The red-tinted cloud settled slowly around the headquarters building and all up and down the South African defense line. It was not a true gas, but an aerosol, a spray of extremely fine droplets created by the small charge in each shell. An artillery airburst wasn’t as uniform or efficient as a spray nozzle, but it worked well enough.
The chemical itself was named GB, or sarin. A complex organic substance, it had been available since World War II. Unlike chlorine gas, which affects the human respiratory system, or mustard gas, a blister agent, sarin directly affects the human nervous system.
Chlorine has to be inhaled to kill or maim, and mustard gas must come in contact with a large area of exposed skin before it can seriously injure.
But a tenth of a gram of sarin, touching the body anywhere, is a lethal dose.
Troops who have the training and equipment to deal with chemical weapons must wear respirators and protective suits. Every piece of equipment touched by the chemical must be thoroughly washed before it can safely be used by anyone without protection.
But these suits are hot and heavy. Even in temperate climates, a soldier’s efficiency can be halved after only a few hours in his gear. On the high veld wearing chemical protection gear led to heatstroke-not lost efficiency.
The South African Defense Force had never worried much about the threat posed by chemical weapons. Faced with limited funds and a severely limited threat, they’d concentrated on other areas. Most of the SADF’s real-world experience with chemicals involved the ubiquitous CS, or tear gas. Line troops were only trained to use gas masks, and commandos and other defenders weren’t issued any protection at all.
The men defending Potgietersrus never had time to complain.
When the first shells burst over their trenches and foxholes, those few regulars who still carried them quickly donned their gas masks. But by the time they turned to face the oncoming enemy, the sarin was already killing them.
A nerve agent works by interfering with the nervous system, causing signals to be blocked, amplified, and generally scrambled. In seconds, hundreds of men were dying-staggering around wildly in their foxholes and tearing, at their masks in a futile effort to breathe.
The brigade died in a five-minute bombardment.
Boerson knew what was happening, but he couldn’t control the panic flooding over him as he saw his death approaching. He ran inside, searching frantically for a room whose windows hadn’t been shattered by the bombardment. The mist finally found him crouched in the cellar, trying to seal a leaky door with tape.
He suddenly felt dizzy, and his skin was instantly covered by a thick sheen of sweat. He felt sick to his stomach. His hands were already growing heavier as he struggled with the roll of tape. Then they took on a life of their own, and he fell, legs and arms twitching, onto the floor. His lungs were bursting. He had to breathe. He needed air. Clean air. The South African brigadier vomited onto the floor.

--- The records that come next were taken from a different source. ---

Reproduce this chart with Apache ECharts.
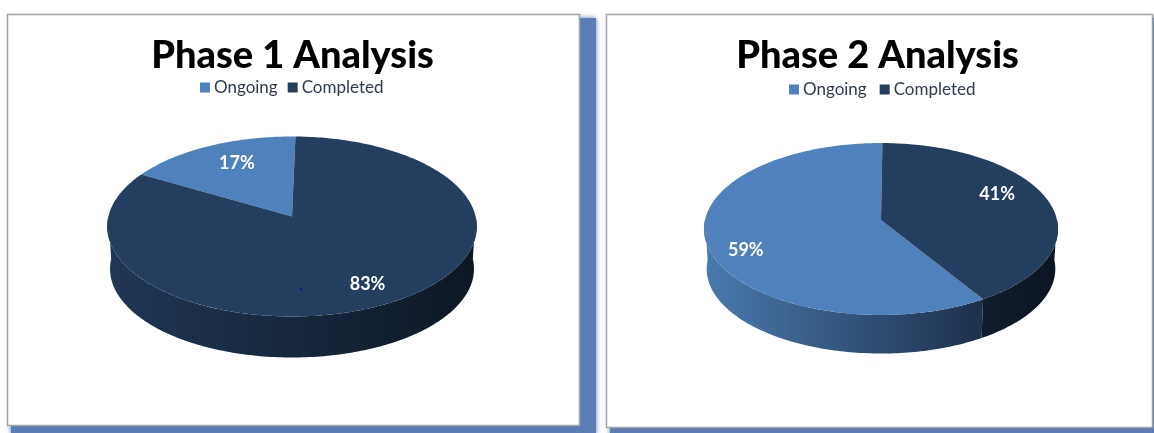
<!DOCTYPE html>
<html>
<head>
<meta charset="utf-8">
<style>html,body{margin:0;padding:0;background:#fff;overflow:hidden}#c{width:1154px;height:433px;filter:blur(0.4px)}</style>
<script src="https://cdn.jsdelivr.net/npm/echarts@6/dist/echarts.min.js"></script>
</head>
<body>
<div id="c"></div>
<script>
const categories = ['Ongoing', 'Completed'];
const phase1Values = [17, 83];
const phase2Values = [59, 41];
const chartTitles = ['Phase 1 Analysis', 'Phase 2 Analysis'];

const BLUE = '#4f81bd', NAVY = '#243e60', FONT = 'Lato, "Open Sans", sans-serif';

// Perspective layout of each disc; angles are clockwise from the far point.
const layouts = [
  { cx: 292, cy: 216.5, a: 183.6, h: 88.9, k: 0.111, depth: 42.5, shrink: 0.985, start: -60,
    titleX: 287.5, titleTop: 32, legendX: 195, legendTop: 74, legendGap: 10,
    wall: { Ongoing: ['#4675a8', '#1f3350'], Completed: ['#203755', '#0d1724'] },
    labelShift: [[0, -6], [13, 14]] },
  { cx: 881, cy: 220, a: 176, h: 85, k: 0.1047, depth: 40, shrink: 0.985, start: 148.1,
    titleX: 872.5, titleTop: 32, legendX: 784, legendTop: 76, legendGap: 13,
    wall: { Ongoing: ['#4a7aaf', '#1d304c'], Completed: ['#101c2d', '#0c1522'] },
    labelShift: [[-23, 15], [8, -11]] }
];

function project(L, deg, r, f, dy) {
  const t = deg * Math.PI / 180, s = Math.sin(t), c = Math.cos(t);
  const den = 1 + L.k * r * c;
  return [L.cx + L.a * f * r * s / den, L.cy + dy - L.h * f * r * c / den];
}
function sample(from, to) {
  const out = [], n = Math.max(2, Math.ceil(Math.abs(to - from)));
  for (let i = 0; i <= n; i++) out.push(from + (to - from) * i / n);
  return out;
}

function sliceSeries(values, index, L) {
  const total = values.reduce((a, b) => a + b, 0);
  const before = values.slice(0, index).reduce((a, b) => a + b, 0);
  const name = categories[index];
  const color = index === 0 ? BLUE : NAVY;
  return {
    type: 'custom',
    name,
    coordinateSystem: 'none',
    silent: true,
    clip: false,
    itemStyle: { color },
    data: [[values[index]]],
    renderItem(params, api) {
      const v = api.value(0);
      const a0 = L.start + before / total * 360;
      const a1 = a0 + v / total * 360;
      const children = [];
      // Wall: the part of the slice on the near side, taken over both turns of the angle range
      [-360, 0, 360].forEach(off => {
        const lo = Math.max(a0 + off, 90), hi = Math.min(a1 + off, 270);
        if (hi <= lo) return;
        const angles = sample(lo, hi);
        const pts = angles.map(d => project(L, d, 1, 1, 0))
          .concat(angles.slice().reverse().map(d => project(L, d, 1, L.shrink, L.depth)));
        const stops = L.wall[name];
        const wallFrom = Math.min(...pts.map(p => p[0]));
        const wallTo = Math.max(...pts.map(p => p[0]));
        children.push({
          type: 'polygon', z2: 1,
          shape: { points: pts },
          style: { fill: { type: 'linear', x: wallFrom, y: 0, x2: wallTo, y2: 0, global: true,
            colorStops: [{ offset: 0, color: stops[0] }, { offset: 1, color: stops[1] }] } }
        });
      });
      // Top face
      const top = [project(L, 0, 0, 1, 0)].concat(sample(a0, a1).map(d => project(L, d, 1, 1, 0)));
      children.push({ type: 'polygon', z2: 2, shape: { points: top }, style: { fill: color } });
      // Value label
      const mid = project(L, (a0 + a1) / 2, 0.65, 1, 0);
      const sh = L.labelShift[index];
      children.push({
        type: 'text', z2: 3,
        style: { x: mid[0] + sh[0], y: mid[1] + sh[1], text: v + '%', fill: '#fff',
          font: 'bold 18px ' + FONT, textAlign: 'center', textVerticalAlign: 'middle' }
      });
      return { type: 'group', children };
    }
  };
}

const SHADOW = '#5b7db3';
function panel(x, y, w, h) {
  return [
    { type: 'rect', z: -3, shape: { x: x + 4, y: y + 4, width: w + 13, height: h + 5 },
      style: { fill: SHADOW, shadowBlur: 5, shadowColor: SHADOW } },
    { type: 'rect', z: -2, shape: { x: x + .5, y: y + .5, width: w, height: h },
      style: { fill: '#fff', stroke: '#a3a3a3', lineWidth: 1.5 } }
  ];
}

const chart = echarts.init(document.getElementById('c'), null, { renderer: 'canvas' });
chart.setOption({
  animation: false,
  backgroundColor: '#fff',
  tooltip: { show: false },
  graphic: [
    ...panel(7, 14, 572, 411),
    ...panel(606, 14, 546, 413),
    { type: 'circle', z: 5, shape: { cx: 301, cy: 289, r: 1 }, style: { fill: '#0b0bb0' } }
  ],
  title: layouts.map((L, i) => ({
    text: chartTitles[i], left: L.titleX, top: L.titleTop, textAlign: 'center',
    textStyle: { fontFamily: FONT, fontWeight: 900, fontSize: 38, color: '#000' }
  })),
  legend: layouts.map(L => ({
    data: categories, left: L.legendX, top: L.legendTop, icon: 'rect', orient: 'horizontal',
    itemWidth: 10, itemHeight: 10, itemGap: L.legendGap, selectedMode: false,
    textStyle: { fontFamily: FONT, fontSize: 17, color: '#2f3b4d', padding: [0, 0, 0, -1] }
  })),
  series: [
    sliceSeries(phase1Values, 0, layouts[0]),
    sliceSeries(phase1Values, 1, layouts[0]),
    sliceSeries(phase2Values, 0, layouts[1]),
    sliceSeries(phase2Values, 1, layouts[1])
  ]
});
</script>
</body>
</html>
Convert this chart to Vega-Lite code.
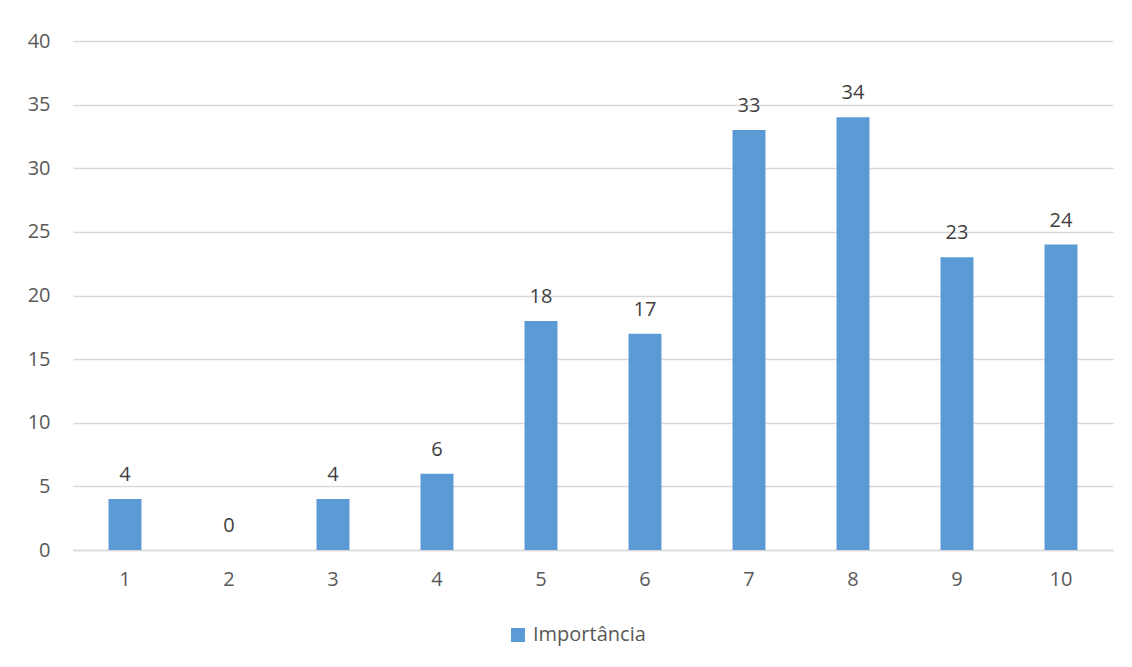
{
  "$schema": "https://vega.github.io/schema/vega-lite/v6.json",
  "width": 1040,
  "height": 509,
  "autosize": {"type": "none"},
  "padding": {"left": 73, "top": 41, "right": 19, "bottom": 117},
  "background": "white",
  "config": {
    "view": {"stroke": null},
    "font": "Open Sans"
  },
  "data": {
    "values": [
      {"nota": "1", "valor": 4, "serie": "Importância"},
      {"nota": "2", "valor": 0, "serie": "Importância"},
      {"nota": "3", "valor": 4, "serie": "Importância"},
      {"nota": "4", "valor": 6, "serie": "Importância"},
      {"nota": "5", "valor": 18, "serie": "Importância"},
      {"nota": "6", "valor": 17, "serie": "Importância"},
      {"nota": "7", "valor": 33, "serie": "Importância"},
      {"nota": "8", "valor": 34, "serie": "Importância"},
      {"nota": "9", "valor": 23, "serie": "Importância"},
      {"nota": "10", "valor": 24, "serie": "Importância"}
    ]
  },
  "encoding": {
    "x": {
      "field": "nota",
      "type": "ordinal",
      "sort": null,
      "scale": {"paddingInner": 0.683, "paddingOuter": 0.3415},
      "axis": {
        "title": null,
        "labelAngle": 0,
        "ticks": false,
        "domain": true,
        "domainColor": "#D9D9D9",
        "domainWidth": 1.5,
        "labelPadding": 19,
        "labelFont": "Open Sans",
        "labelFontSize": 20,
        "labelColor": "#595959"
      }
    },
    "y": {
      "field": "valor",
      "type": "quantitative",
      "scale": {"domain": [0, 40], "nice": false},
      "axis": {
        "title": null,
        "values": [0, 5, 10, 15, 20, 25, 30, 35, 40],
        "ticks": false,
        "domain": false,
        "gridColor": "#D9D9D9",
        "gridWidth": 1.5,
        "labelPadding": 23,
        "labelFont": "Open Sans",
        "labelFontSize": 20,
        "labelColor": "#595959"
      }
    }
  },
  "layer": [
    {
      "mark": {"type": "bar"},
      "encoding": {
        "color": {
          "field": "serie",
          "type": "nominal",
          "scale": {"range": ["#5B9BD5"]},
          "legend": {
            "title": null,
            "orient": "none",
            "legendX": 435,
            "legendY": 584,
            "symbolType": "square",
            "symbolSize": 196,
            "symbolStrokeWidth": 0,
            "labelFontSize": 20,
            "labelColor": "#595959",
            "labelFont": "Open Sans",
            "labelOffset": 5
          }
        }
      }
    },
    {
      "mark": {"type": "text", "baseline": "alphabetic", "dy": -18, "fontSize": 20, "color": "#404040", "font": "Open Sans"},
      "encoding": {"text": {"field": "valor", "type": "quantitative"}}
    }
  ]
}
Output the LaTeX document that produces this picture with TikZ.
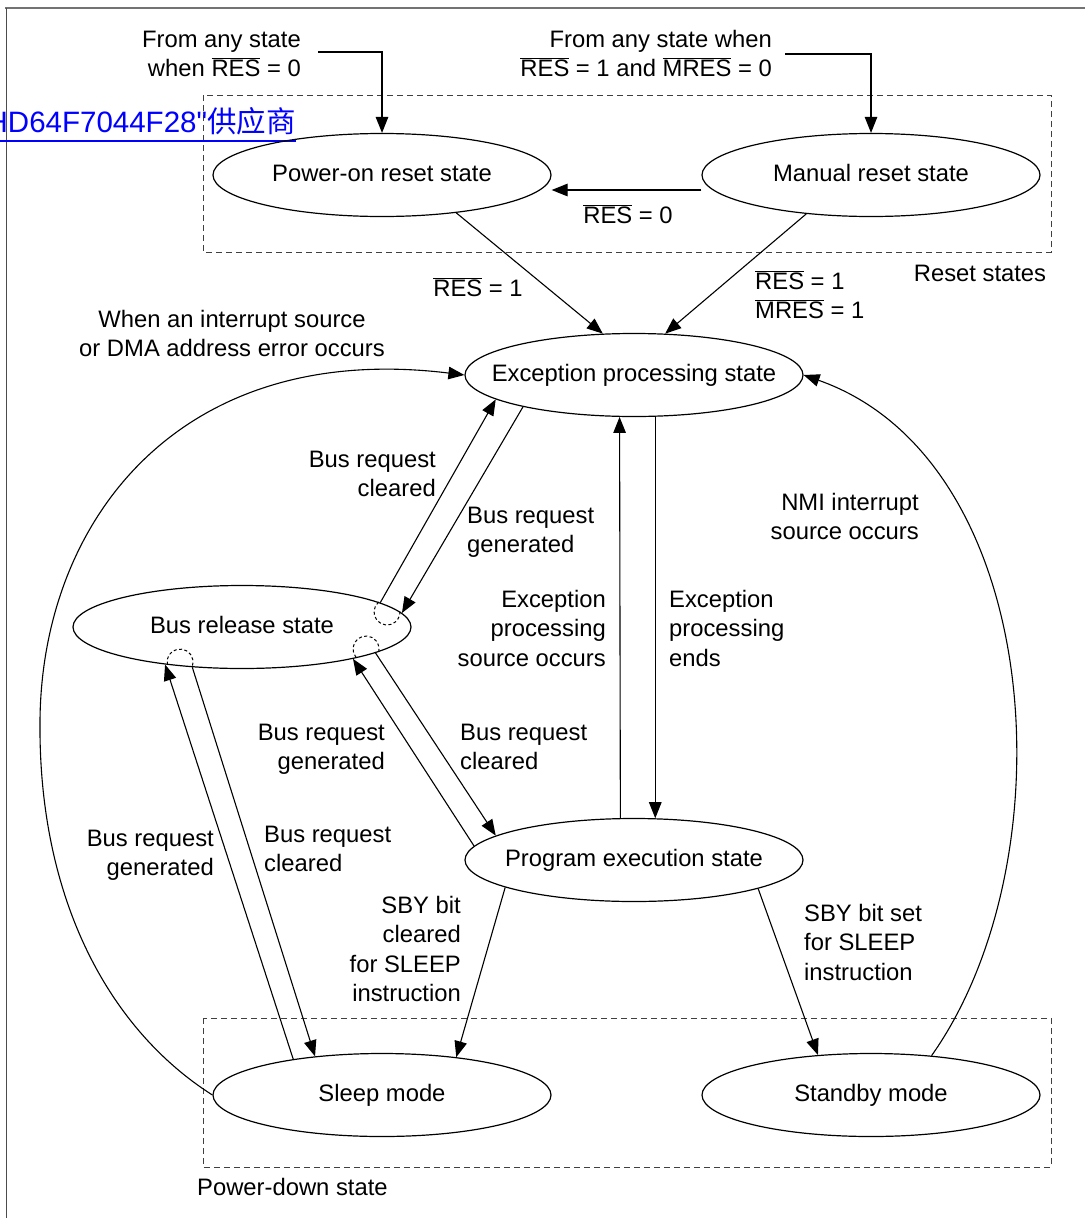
\documentclass[tikz,border=0pt]{standalone}
\usepackage{fontspec}
\setmainfont{Liberation Sans}
\newfontfamily\wmfont[Ligatures=TeXOff]{Liberation Sans}
\newfontfamily\cjk{Noto Sans CJK SC}
\usetikzlibrary{arrows.meta,shapes.geometric,calc}
\newcommand\ovl[1]{$\overline{\mbox{#1}}$}
\newcommand\linesR[1]{\begin{tabular}[t]{@{}r@{}}#1\end{tabular}}
\newcommand\linesL[1]{\begin{tabular}[t]{@{}l@{}}#1\end{tabular}}
\newcommand\linesC[1]{\begin{tabular}[t]{@{}c@{}}#1\end{tabular}}
\newcommand\stxt[1]{\makebox[0pt]{#1}}
\begin{document}
\begin{tikzpicture}[x=1pt,y=-1pt,
  font=\fontsize{23.8}{29.5}\selectfont,
  state/.style={ellipse, draw, line width=1.2pt, minimum width=338pt, minimum height=83pt,
    inner sep=0pt, text height=17pt, text depth=5pt},
  lbl/.style={inner sep=0pt},
  conn/.style={line width=1.1pt, -{Triangle[length=16pt,width=12.5pt]}},
  groupbox/.style={dash pattern=on 6pt off 4pt, line width=1pt, draw=black!75},
  hidden/.style={dash pattern=on 3pt off 2.5pt, line width=1pt}]
\useasboundingbox (0,0) rectangle (1085,1218);
% frame
\draw[line width=2pt, black!55] (5,8.3) -- (1085,8.3);
\draw[line width=1.3pt, black!70] (6.7,8) -- (6.7,1218);
% group boxes
\draw[groupbox] (203,95) rectangle (1051,252);
\draw[groupbox] (203,1018) rectangle (1051,1167);
% watermark
\node[anchor=base west, inner sep=0pt, text=blue, font=\fontsize{29.5}{30}\wmfont] (wm) at (-13.5,132) {HD64F7044F28"{\cjk 供应商}};
\draw[blue, line width=2pt] ([yshift=-9pt]wm.base west) -- ([yshift=-9pt]wm.base east);
% states
\node[state] (PO) at (382,175) {\stxt{Power-on reset state}};
\node[state] (MR) at (871,175) {\stxt{Manual reset state}};
\node[state] (EX) at (634,375) {\stxt{Exception processing state}};
\node[state] (BR) at (242,627) {\stxt{Bus release state}};
\node[state] (PE) at (634,860) {\stxt{Program execution state}};
\node[state] (SL) at (382,1095) {\stxt{Sleep mode}};
\node[state] (SB) at (871,1095) {\stxt{Standby mode}};
% labels
\node[lbl, anchor=base east] (tA) at (301,47) {\linesR{From any state\\when \ovl{RES} = 0}};
\node[lbl, anchor=base east] (tB) at (772,47) {\linesR{From any state when\\\ovl{RES} = 1 and \ovl{MRES} = 0}};
\node[lbl, anchor=base] (tC) at (628,223) {\ovl{RES} = 0};
\node[lbl, anchor=base] (tD) at (478,296) {\ovl{RES} = 1};
\node[lbl, anchor=base west] (tE) at (755,289) {\linesL{\ovl{RES} = 1\\\ovl{MRES} = 1}};
\node[lbl, anchor=base] (tF) at (980,281) {Reset states};
\node[lbl, anchor=base] (tG) at (232,327) {\linesC{When an interrupt source\\or DMA address error occurs}};
\node[lbl, anchor=base east] (tH) at (436,467) {\linesR{Bus request\\cleared}};
\node[lbl, anchor=base west] (tI) at (467,523) {\linesL{Bus request\\generated}};
\node[lbl, anchor=base east] (tJ) at (919,510) {\linesR{NMI interrupt\\source occurs}};
\node[lbl, anchor=base east] (tK) at (606,607) {\linesR{Exception\\processing\\source occurs}};
\node[lbl, anchor=base west] (tL) at (669,607) {\linesL{Exception\\processing\\ends}};
\node[lbl, anchor=base east] (tM) at (385,740) {\linesR{Bus request\\generated}};
\node[lbl, anchor=base west] (tN) at (460,740) {\linesL{Bus request\\cleared}};
\node[lbl, anchor=base east] (tO) at (214,846) {\linesR{Bus request\\generated}};
\node[lbl, anchor=base west] (tP) at (264,842) {\linesL{Bus request\\cleared}};
\node[lbl, anchor=base east] (tQ) at (461,913) {\linesR{SBY bit\\cleared\\for SLEEP\\instruction}};
\node[lbl, anchor=base west] (tR) at (804,921) {\linesL{SBY bit set\\for SLEEP\\instruction}};
\node[lbl, anchor=base west] (tS) at (197,1195) {Power-down state};
% connectors
\coordinate (s1) at (318,52);
\coordinate (s2) at (785,54);
\draw[conn] (s1) -| (PO.north);
\draw[conn] (s2) -| (MR.north);
\draw[conn] ([yshift=-15pt]MR.west) -- ([yshift=-15pt]PO.east);
\draw[conn] (PO.333.4) -- (EX.127.3);
\draw[conn] (MR.211.1) -- (EX.53.6);
\draw[conn] (SL.west) .. controls (110,1030) and (38,900) .. (40,720) .. controls (42,520) and (180,340) .. (EX.west);
\draw[conn] (SB.33.4) .. controls (1070,860) and (1045,460) .. (EX.east);
\draw[conn] (BR.10.9) -- (EX.190.6);
\draw[conn] (EX.196.1) -- (BR.5.9);
\draw[conn] (PE.175) -- (BR.344.7);
\draw[conn] (BR.349.5) -- (PE.170.6);
\draw[conn] (SL.158.2) -- (BR.206.4);
\draw[conn] (BR.219) -- (SL.150.5);
\draw[conn] (PE.108.7) -- (EX.251.3);
\draw[conn] (EX.297) -- (PE.63);
\draw[conn] (PE.192.8) -- (SL.27.9);
\draw[conn] (PE.347.5) -- (SB.143.4);
% hidden turn-around arcs
\draw[hidden] ($(387,612)+(230:13)$) arc[start angle=230, end angle=-11, radius=13];
\draw[hidden] ($(366,649)+(140:13)$) arc[start angle=140, end angle=375, radius=13];
\draw[hidden] ($(180,662)+(168:13)$) arc[start angle=168, end angle=377, radius=13];
\end{tikzpicture}
\end{document}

Random bursts of pain surged through him as his synapses fired uncontrollably, mixing with sensations of heat, cold, and motion. Every sensor his body had was going wild.
Piet Boerson had just enough coordination left to roll over. With one last desperate gesture, he grabbed for the tape he’d dropped, but then the sarin reached his brain cells. He flickered mercifully into unconsciousness. A few seconds later his brain stopped telling his heart to beat. From beginning to end, he had taken less than thirty seconds to die.